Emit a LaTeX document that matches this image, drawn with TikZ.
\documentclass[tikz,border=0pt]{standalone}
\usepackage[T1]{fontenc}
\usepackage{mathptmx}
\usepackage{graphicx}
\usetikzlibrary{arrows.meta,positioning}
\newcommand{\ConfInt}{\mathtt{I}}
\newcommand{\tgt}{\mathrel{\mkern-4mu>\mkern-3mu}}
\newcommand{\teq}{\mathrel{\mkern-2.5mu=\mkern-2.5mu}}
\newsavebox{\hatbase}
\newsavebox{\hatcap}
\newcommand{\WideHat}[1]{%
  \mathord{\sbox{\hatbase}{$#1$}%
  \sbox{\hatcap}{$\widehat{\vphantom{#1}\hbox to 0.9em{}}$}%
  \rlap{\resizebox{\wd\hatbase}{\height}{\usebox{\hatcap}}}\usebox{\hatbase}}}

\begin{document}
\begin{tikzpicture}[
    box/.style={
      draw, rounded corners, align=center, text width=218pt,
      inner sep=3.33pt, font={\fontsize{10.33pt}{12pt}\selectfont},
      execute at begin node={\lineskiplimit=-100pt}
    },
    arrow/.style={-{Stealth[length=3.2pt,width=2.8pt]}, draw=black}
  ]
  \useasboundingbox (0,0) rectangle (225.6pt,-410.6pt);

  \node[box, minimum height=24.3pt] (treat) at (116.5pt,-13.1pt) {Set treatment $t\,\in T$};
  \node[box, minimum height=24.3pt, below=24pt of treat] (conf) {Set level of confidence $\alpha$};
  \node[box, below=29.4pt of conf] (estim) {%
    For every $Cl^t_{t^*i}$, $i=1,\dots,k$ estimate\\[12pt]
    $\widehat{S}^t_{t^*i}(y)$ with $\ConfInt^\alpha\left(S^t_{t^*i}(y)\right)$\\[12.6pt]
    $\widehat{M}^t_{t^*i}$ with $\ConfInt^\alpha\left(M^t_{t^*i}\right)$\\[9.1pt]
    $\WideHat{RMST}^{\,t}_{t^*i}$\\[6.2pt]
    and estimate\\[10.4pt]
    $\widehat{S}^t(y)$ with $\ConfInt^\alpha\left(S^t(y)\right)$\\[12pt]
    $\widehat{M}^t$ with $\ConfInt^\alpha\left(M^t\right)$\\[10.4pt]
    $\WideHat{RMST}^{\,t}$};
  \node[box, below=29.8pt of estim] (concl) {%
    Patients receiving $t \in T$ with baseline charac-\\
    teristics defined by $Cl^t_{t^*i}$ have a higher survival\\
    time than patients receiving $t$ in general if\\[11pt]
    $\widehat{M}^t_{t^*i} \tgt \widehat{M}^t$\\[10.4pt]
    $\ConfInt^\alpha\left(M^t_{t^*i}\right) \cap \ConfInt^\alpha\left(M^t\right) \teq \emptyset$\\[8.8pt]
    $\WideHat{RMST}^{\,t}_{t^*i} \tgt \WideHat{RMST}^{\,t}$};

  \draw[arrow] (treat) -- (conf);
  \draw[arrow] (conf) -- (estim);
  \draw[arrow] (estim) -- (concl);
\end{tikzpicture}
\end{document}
^^^^
> _EXERCISE PROMPT_
Reproduce all of the material above word for word.

> _CORRECT OUTPUT_
Emit a LaTeX document that matches this image, drawn with TikZ.
\documentclass[tikz,border=0pt]{standalone}
\usepackage[T1]{fontenc}
\usepackage{mathptmx}
\usepackage{graphicx}
\usetikzlibrary{arrows.meta,positioning}
\newcommand{\ConfInt}{\mathtt{I}}
\newcommand{\tgt}{\mathrel{\mkern-4mu>\mkern-3mu}}
\newcommand{\teq}{\mathrel{\mkern-2.5mu=\mkern-2.5mu}}
\newsavebox{\hatbase}
\newsavebox{\hatcap}
\newcommand{\WideHat}[1]{%
  \mathord{\sbox{\hatbase}{$#1$}%
  \sbox{\hatcap}{$\widehat{\vphantom{#1}\hbox to 0.9em{}}$}%
  \rlap{\resizebox{\wd\hatbase}{\height}{\usebox{\hatcap}}}\usebox{\hatbase}}}

\begin{document}
\begin{tikzpicture}[
    box/.style={
      draw, rounded corners, align=center, text width=218pt,
      inner sep=3.33pt, font={\fontsize{10.33pt}{12pt}\selectfont},
      execute at begin node={\lineskiplimit=-100pt}
    },
    arrow/.style={-{Stealth[length=3.2pt,width=2.8pt]}, draw=black}
  ]
  \useasboundingbox (0,0) rectangle (225.6pt,-410.6pt);

  \node[box, minimum height=24.3pt] (treat) at (116.5pt,-13.1pt) {Set treatment $t\,\in T$};
  \node[box, minimum height=24.3pt, below=24pt of treat] (conf) {Set level of confidence $\alpha$};
  \node[box, below=29.4pt of conf] (estim) {%
    For every $Cl^t_{t^*i}$, $i=1,\dots,k$ estimate\\[12pt]
    $\widehat{S}^t_{t^*i}(y)$ with $\ConfInt^\alpha\left(S^t_{t^*i}(y)\right)$\\[12.6pt]
    $\widehat{M}^t_{t^*i}$ with $\ConfInt^\alpha\left(M^t_{t^*i}\right)$\\[9.1pt]
    $\WideHat{RMST}^{\,t}_{t^*i}$\\[6.2pt]
    and estimate\\[10.4pt]
    $\widehat{S}^t(y)$ with $\ConfInt^\alpha\left(S^t(y)\right)$\\[12pt]
    $\widehat{M}^t$ with $\ConfInt^\alpha\left(M^t\right)$\\[10.4pt]
    $\WideHat{RMST}^{\,t}$};
  \node[box, below=29.8pt of estim] (concl) {%
    Patients receiving $t \in T$ with baseline charac-\\
    teristics defined by $Cl^t_{t^*i}$ have a higher survival\\
    time than patients receiving $t$ in general if\\[11pt]
    $\widehat{M}^t_{t^*i} \tgt \widehat{M}^t$\\[10.4pt]
    $\ConfInt^\alpha\left(M^t_{t^*i}\right) \cap \ConfInt^\alpha\left(M^t\right) \teq \emptyset$\\[8.8pt]
    $\WideHat{RMST}^{\,t}_{t^*i} \tgt \WideHat{RMST}^{\,t}$};

  \draw[arrow] (treat) -- (conf);
  \draw[arrow] (conf) -- (estim);
  \draw[arrow] (estim) -- (concl);
\end{tikzpicture}
\end{document}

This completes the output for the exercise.